Domenico Diele in carcere: "Vi prego, mandatemi a casa"
«Possibile che non se ne trovi uno? Non sono esperto di legge, ma forse il carcere era il luogo in cui dovevo essere portato. Il giudice però ha deciso che dovevo scontare la detenzione a casa. La notte non riesco a dormire, rivivo sempre l'incubo: quel buio lungo l'autostrada che mi ha impedito di vedere quella donna, ero distratto» - lo sfogo di Diele, che ha incontrato in carcere anche Fulvio Martusciello, eurodeputato Fi - «Vi prego, fatemi uscire. So già che pagherò tutto, ci sarà un processo e i miei errori pesano. Avevo assunto droghe giorni prima, quella sera ero semplicemente distratto su una strada buia».

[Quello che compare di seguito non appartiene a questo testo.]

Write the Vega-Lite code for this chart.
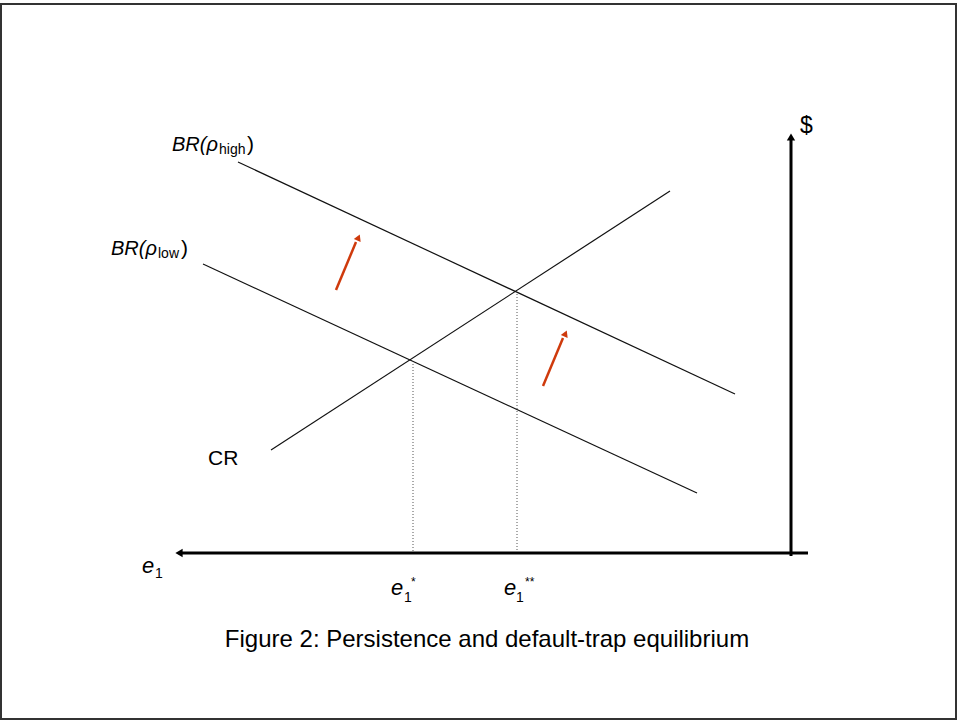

Il braccialetto elettronico, dotato di microchip, è uno degli strumenti più innovativi per poter monitorare le persone più pericolose a cui sono stati imposti gli arresti domiciliari. C'è però una grave carenza di strumenti e un intoppo burocratico dovuto ad un vero e proprio errore legislativo: Andrea Orlando, ministro della Giustizia, ha spiegato che c'è un bando per l'acquisto di 12 mila nuovi dispositivi, ma la competenza è del Ministero dell'Interno. «Ne sono già stati utilizzati circa diecimila, non è vero che non ce ne sono», ha spiegato il Guardasigilli.
L'unico conforto per Domenico Diele, quindi, è al momento l'affetto della gamiglia che non lo ha mai abbandonato: il papà, la mamma e il fratello avvocato gli fanno spesso visita e gli portano dei libri. «Tutti storici, sull'antica Roma. Vorrei scontare i domiciliari accanto a mia nonna, a Siena, dove ho avuto un'infanzia felice» - racconta Domenico, riportato da Repubblica.it, non senza incupirsi - «Ho iniziato a drogarmi a Roma, quando venni per fare l'accademia dopo il liceo. Vorrei che i ragazzi non facciano come me, ma ora non posso proprio permettermi di dare consigli».